%%

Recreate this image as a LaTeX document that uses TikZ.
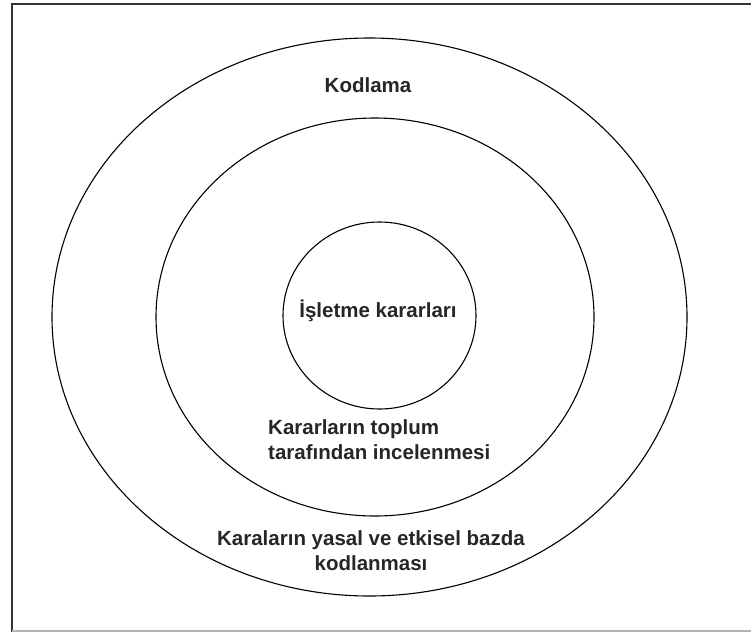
\documentclass[tikz,border=0pt]{standalone}
\usepackage{fontspec}
\setmainfont{Liberation Sans}
\usetikzlibrary{shapes.geometric}
\begin{document}
\begin{tikzpicture}[x=1pt,y=-1pt,
  ring/.style={draw=black,line width=1.1pt,ellipse,inner sep=0pt},
  lbl/.style={font=\bfseries\fontsize{20.5}{25}\selectfont,text=black!85,inner sep=0pt}]
\useasboundingbox (0,0) rectangle (751,632);
\fill[white] (0,0) rectangle (751,632);
\draw[line width=1.5pt,black!80] (12,632) -- (12,4) -- (751,4);
\draw[line width=1.5pt,black!30] (12,631) -- (751,631);
\node[ring,minimum width=635pt,minimum height=558pt] (outer) at (369.5,317) {};
\node[ring,minimum width=438pt,minimum height=398pt] (middle) at (375,317) {};
\node[ring,minimum width=193pt,minimum height=187pt] (inner) at (379.5,315.5) {};
\node[lbl] (t1) at (368,85) {Kodlama};
\node[lbl] (t2) at (378,311) {İşletme kararları};
\node[lbl,align=left,anchor=west] (t3) at (268,439.5) {Kararların toplum\\tarafından incelenmesi};
\node[lbl,align=center] (t4) at (371,551) {Karaların yasal ve etkisel bazda\\kodlanması};
\end{tikzpicture}
\end{document}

%%

- Problem to work on -
Without the pictures, transcribe the listing above exactly.

- Solution -
Recreate this image as a LaTeX document that uses TikZ.
\documentclass[tikz,border=0pt]{standalone}
\usepackage{fontspec}
\setmainfont{Liberation Sans}
\usetikzlibrary{shapes.geometric}
\begin{document}
\begin{tikzpicture}[x=1pt,y=-1pt,
  ring/.style={draw=black,line width=1.1pt,ellipse,inner sep=0pt},
  lbl/.style={font=\bfseries\fontsize{20.5}{25}\selectfont,text=black!85,inner sep=0pt}]
\useasboundingbox (0,0) rectangle (751,632);
\fill[white] (0,0) rectangle (751,632);
\draw[line width=1.5pt,black!80] (12,632) -- (12,4) -- (751,4);
\draw[line width=1.5pt,black!30] (12,631) -- (751,631);
\node[ring,minimum width=635pt,minimum height=558pt] (outer) at (369.5,317) {};
\node[ring,minimum width=438pt,minimum height=398pt] (middle) at (375,317) {};
\node[ring,minimum width=193pt,minimum height=187pt] (inner) at (379.5,315.5) {};
\node[lbl] (t1) at (368,85) {Kodlama};
\node[lbl] (t2) at (378,311) {İşletme kararları};
\node[lbl,align=left,anchor=west] (t3) at (268,439.5) {Kararların toplum\\tarafından incelenmesi};
\node[lbl,align=center] (t4) at (371,551) {Karaların yasal ve etkisel bazda\\kodlanması};
\end{tikzpicture}
\end{document}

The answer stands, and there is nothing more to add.